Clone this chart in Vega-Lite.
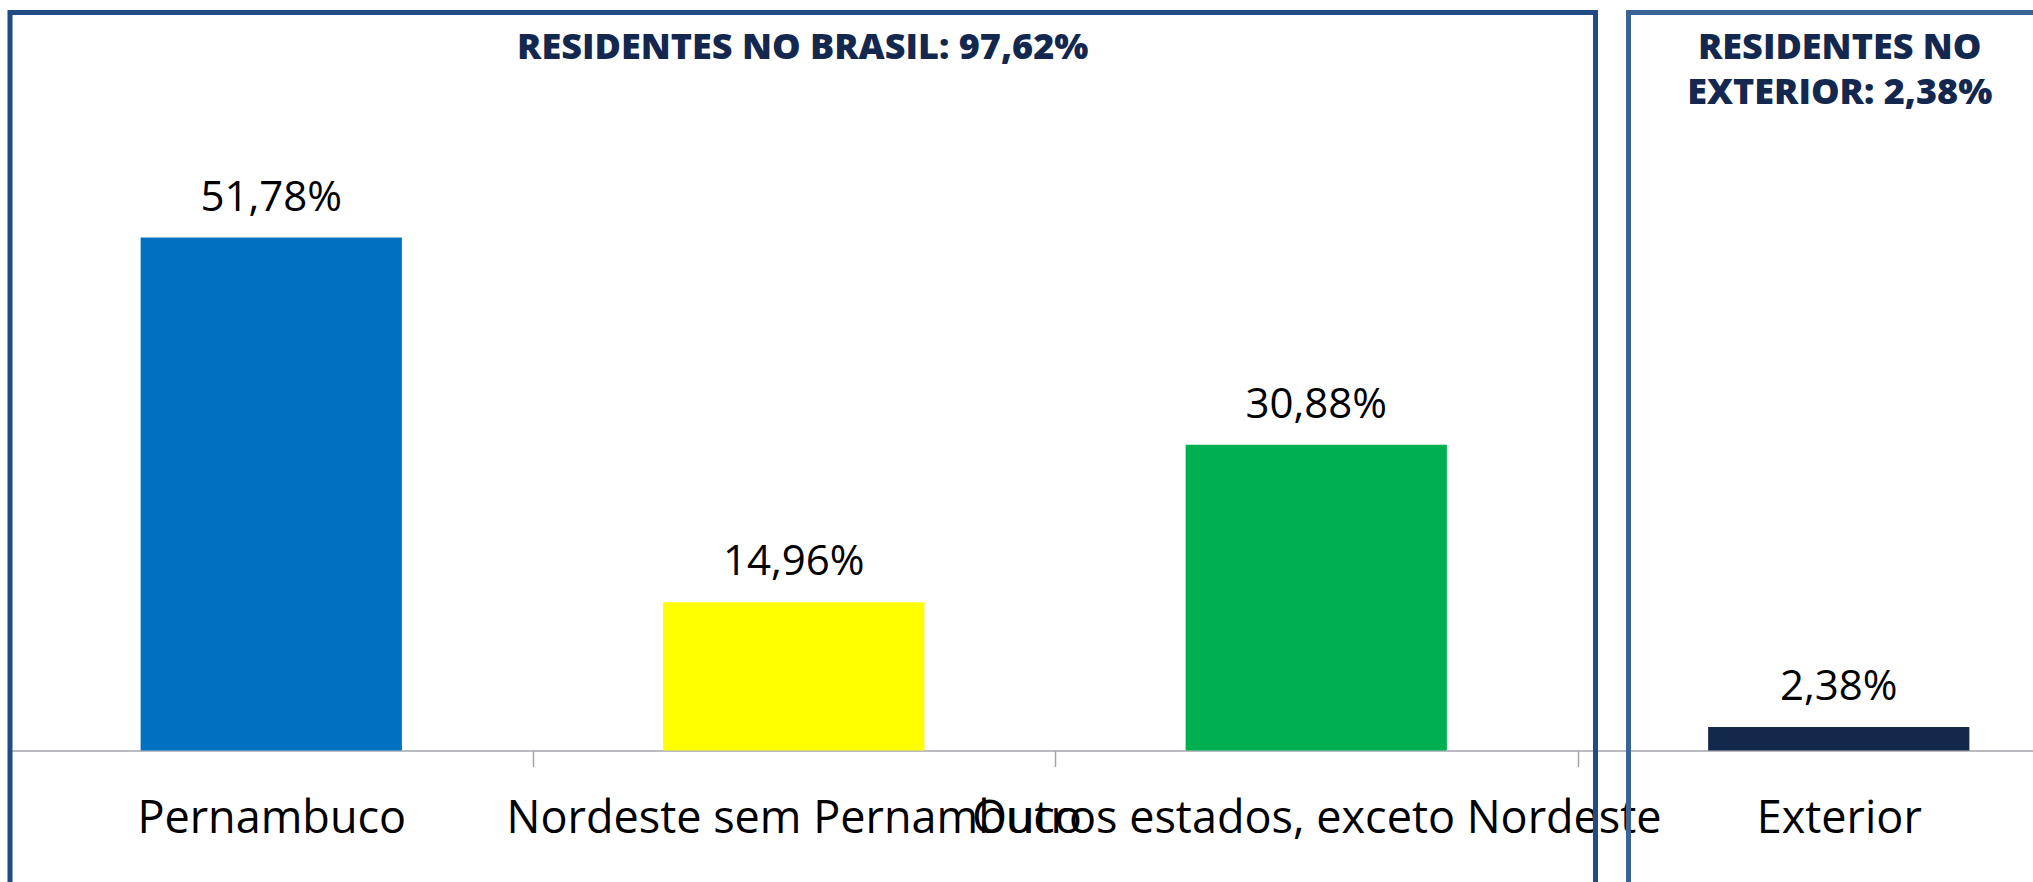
{
  "$schema": "https://vega.github.io/schema/vega-lite/v6.json",
  "width": 2023,
  "height": 740.5,
  "autosize": {"type": "none"},
  "padding": {"left": 10, "top": 10, "right": 0, "bottom": 131.5},
  "background": "white",
  "config": {"view": {"stroke": null}},
  "datasets": {
    "barras": [
      {"regiao": "Pernambuco", "pct": 51.78, "rotulo": "51,78%", "cor": "#0070C0"},
      {"regiao": "Nordeste sem Pernambuco", "pct": 14.96, "rotulo": "14,96%", "cor": "#FFFF00"},
      {"regiao": "Outros estados, exceto Nordeste", "pct": 30.88, "rotulo": "30,88%", "cor": "#00B050"},
      {"regiao": "Exterior", "pct": 2.38, "rotulo": "2,38%", "cor": "#14284B"}
    ],
    "grupos": [
      {"grupo": "Brasil", "inicio": "Pernambuco", "fim": "Outros estados, exceto Nordeste", "centro": "Nordeste sem Pernambuco", "titulo": "RESIDENTES NO BRASIL: 97,62%"},
      {"grupo": "Exterior", "inicio": "Exterior", "fim": "Exterior", "centro": "Exterior", "titulo": "RESIDENTES NO\nEXTERIOR: 2,38%"}
    ]
  },
  "layer": [
    {
      "data": {"name": "barras"},
      "mark": {"type": "bar", "width": {"band": 0.5}},
      "encoding": {
        "x": {
          "field": "regiao", "type": "nominal", "sort": null,
          "scale": {"domain": ["Pernambuco", "Nordeste sem Pernambuco", "Outros estados, exceto Nordeste", "Exterior"], "range": [0, 2090], "paddingInner": 0, "paddingOuter": 0},
          "axis": {
            "title": null, "domain": true, "domainColor": "#A4A6AE", "domainWidth": 1.5,
            "ticks": true, "tickBand": "extent", "tickSize": 16, "tickColor": "#A4A6AE", "tickWidth": 1.5,
            "labelFont": "Open Sans", "labelFontSize": 45, "labelColor": "#000000",
            "labelBaseline": "alphabetic", "labelPadding": 66, "labelAngle": 0,
            "labelOverlap": false, "labelLimit": 2000, "grid": false
          }
        },
        "y": {
          "field": "pct", "type": "quantitative",
          "scale": {"domain": [0, 74.76], "nice": false},
          "axis": null
        },
        "color": {"field": "cor", "type": "nominal", "scale": null, "legend": null}
      }
    },
    {
      "data": {"name": "barras"},
      "mark": {"type": "text", "baseline": "alphabetic", "align": "center", "dy": -27, "font": "Open Sans", "fontSize": 42, "color": "#000000"},
      "encoding": {
        "x": {"field": "regiao", "type": "nominal", "sort": null},
        "y": {"field": "pct", "type": "quantitative"},
        "text": {"field": "rotulo", "type": "nominal"}
      }
    },
    {
      "data": {"name": "grupos"},
      "transform": [{"filter": "datum.grupo === 'Brasil'"}],
      "mark": {"type": "rect", "fill": null, "filled": false, "stroke": "#224A85", "strokeWidth": 5, "x2Offset": 18, "clip": false},
      "encoding": {
        "x": {"field": "inicio", "type": "nominal", "bandPosition": 0, "sort": null},
        "x2": {"field": "fim", "bandPosition": 1},
        "y": {"datum": 74.51, "type": "quantitative"},
        "y2": {"datum": -16}
      }
    },
    {
      "data": {"name": "grupos"},
      "transform": [{"filter": "datum.grupo === 'Exterior'"}],
      "mark": {"type": "rect", "fill": null, "filled": false, "stroke": "#3A6496", "strokeWidth": 5, "xOffset": 51, "x2Offset": 60, "clip": false},
      "encoding": {
        "x": {"field": "inicio", "type": "nominal", "bandPosition": 0, "sort": null},
        "x2": {"field": "fim", "bandPosition": 1},
        "y": {"datum": 74.51, "type": "quantitative"},
        "y2": {"datum": -16}
      }
    },
    {
      "data": {"name": "grupos"},
      "transform": [{"filter": "datum.grupo === 'Brasil'"}],
      "mark": {"type": "text", "align": "center", "baseline": "alphabetic", "font": "Open Sans", "fontWeight": 800, "fontSize": 36, "color": "#14284F", "xOffset": 9, "lineBreak": "\n", "lineHeight": 45},
      "encoding": {
        "x": {"field": "centro", "type": "nominal", "sort": null},
        "y": {"datum": 69.8, "type": "quantitative"},
        "text": {"field": "titulo", "type": "nominal"}
      }
    },
    {
      "data": {"name": "grupos"},
      "transform": [{"filter": "datum.grupo === 'Exterior'"}],
      "mark": {"type": "text", "align": "center", "baseline": "alphabetic", "font": "Open Sans", "fontWeight": 800, "fontSize": 36, "color": "#14284F", "xOffset": 1, "lineBreak": "\n", "lineHeight": 45},
      "encoding": {
        "x": {"field": "centro", "type": "nominal", "sort": null},
        "y": {"datum": 69.8, "type": "quantitative"},
        "text": {"field": "titulo", "type": "nominal"}
      }
    }
  ]
}
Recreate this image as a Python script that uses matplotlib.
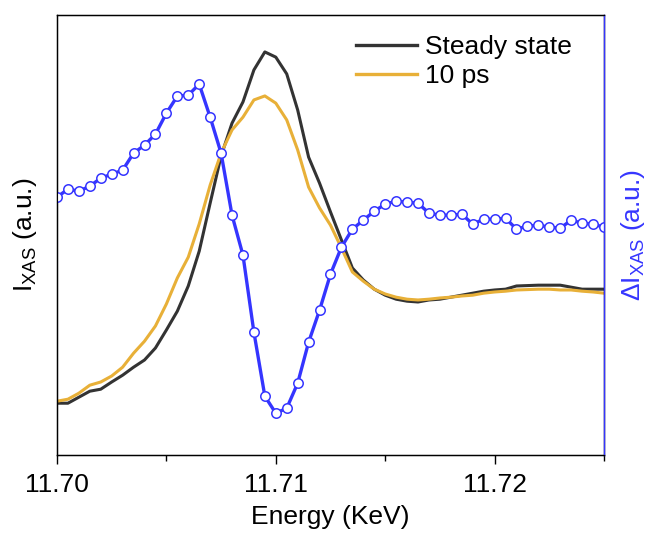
import matplotlib
matplotlib.use("Agg")
import matplotlib.pyplot as plt
from matplotlib.ticker import MultipleLocator, FormatStrFormatter

plt.rcParams["font.family"] = ["Liberation Sans", "DejaVu Sans"]
plt.rcParams["mathtext.default"] = "regular"

# energy grid, 0.5 eV steps (keV)
energy = [11.7000, 11.7005, 11.7010, 11.7015, 11.7020, 11.7025, 11.7030, 11.7035, 11.7040, 11.7045,
          11.7050, 11.7055, 11.7060, 11.7065, 11.7070, 11.7075, 11.7080, 11.7085, 11.7090, 11.7095,
          11.7100, 11.7105, 11.7110, 11.7115, 11.7120, 11.7125, 11.7130, 11.7135, 11.7140, 11.7145,
          11.7150, 11.7155, 11.7160, 11.7165, 11.7170, 11.7175, 11.7180, 11.7185, 11.7190, 11.7195,
          11.7200, 11.7205, 11.7210, 11.7215, 11.7220, 11.7225, 11.7230, 11.7235, 11.7240, 11.7245,
          11.7250]

steady = [0.130, 0.130, 0.145, 0.160, 0.165, 0.183, 0.200, 0.220, 0.238, 0.268,
          0.313, 0.360, 0.423, 0.510, 0.630, 0.748, 0.830, 0.883, 0.963, 1.008,
          0.995, 0.953, 0.863, 0.745, 0.680, 0.608, 0.538, 0.468, 0.438, 0.415,
          0.400, 0.390, 0.385, 0.383, 0.388, 0.390, 0.395, 0.400, 0.405, 0.410,
          0.413, 0.415, 0.423, 0.424, 0.425, 0.425, 0.425, 0.420, 0.415, 0.415,
          0.415]

ps10 = [0.135, 0.140, 0.155, 0.175, 0.183, 0.198, 0.220, 0.255, 0.285, 0.323,
        0.378, 0.443, 0.495, 0.578, 0.675, 0.755, 0.813, 0.845, 0.888, 0.898,
        0.880, 0.838, 0.763, 0.670, 0.618, 0.575, 0.518, 0.458, 0.435, 0.415,
        0.403, 0.395, 0.390, 0.388, 0.390, 0.393, 0.395, 0.398, 0.400, 0.405,
        0.408, 0.410, 0.413, 0.414, 0.415, 0.415, 0.413, 0.413, 0.410, 0.408,
        0.405]

delta = [25.8, 26.6, 26.4, 26.9, 27.7, 28.1, 28.5, 30.2, 31.0, 32.1,
         34.2, 35.9, 36.0, 37.1, 33.8, 30.2, 24.0, 20.0, 12.3, 5.9,
         4.2, 4.7, 7.2, 11.3, 14.5, 18.1, 20.8, 22.6, 23.5, 24.4,
         25.1, 25.4, 25.3, 25.2, 24.2, 24.0, 24.0, 24.1, 23.1, 23.6,
         23.6, 23.7, 22.6, 22.9, 23.0, 22.8, 22.7, 23.5, 23.2, 23.1,
         22.8]

BLACK = "#333333"
ORANGE = "#E8B038"
BLUE = "#3535FF"

fig = plt.figure(figsize=(6.46, 5.40), dpi=100)
ax = fig.add_axes([0.0882, 0.157, 0.8468, 0.815])

ax.plot(energy, steady, color=BLACK, lw=2.2, label="Steady state")
ax.plot(energy, ps10, color=ORANGE, lw=2.2, label="10 ps")
ax.set_xlim(11.700, 11.725)
ax.set_ylim(0, 1.1)
ax.set_yticks([])
ax.xaxis.set_major_locator(MultipleLocator(0.01))
ax.xaxis.set_minor_locator(MultipleLocator(0.005))
ax.xaxis.set_major_formatter(FormatStrFormatter("%.2f"))
ax.tick_params(axis="x", which="major", direction="out", length=6.5, width=1.0,
               labelsize=19, pad=6)
ax.tick_params(axis="x", which="minor", direction="out", length=4, width=1.0)
ax.set_xlabel("Energy (KeV)", fontsize=19, labelpad=6)
ax.set_ylabel("I$_{XAS}$ (a.u.)", fontsize=19, labelpad=13)
for s in ax.spines.values():
    s.set_linewidth(1.0)

ax2 = ax.twinx()
ax2.plot(energy, delta, color=BLUE, lw=2.4, marker="o", ms=6.8, mfc="white",
         mec=BLUE, mew=1.1)
ax2.set_ylim(0, 44)
ax2.set_yticks([])
ax2.spines["right"].set_color(BLUE)
ax2.spines["right"].set_linewidth(1.0)
ax2.set_ylabel("ΔI$_{XAS}$ (a.u.)", fontsize=19, color=BLUE, labelpad=11)

leg = ax.legend(loc="upper left", bbox_to_anchor=(0.547, 0.955), frameon=False,
                fontsize=19, borderpad=0, borderaxespad=0, handlelength=2.3,
                handletextpad=0.3, labelspacing=0.2)
for h in leg.get_lines():
    h.set_linewidth(2.4)

fig.savefig("out.png", dpi=100)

Short problem:
Take every line from the data above that holds "matplotlib" and copy it out.

Answer to this exercise:
Recreate this image as a Python script that uses matplotlib.
import matplotlib
matplotlib.use("Agg")
import matplotlib.pyplot as plt
from matplotlib.ticker import MultipleLocator, FormatStrFormatter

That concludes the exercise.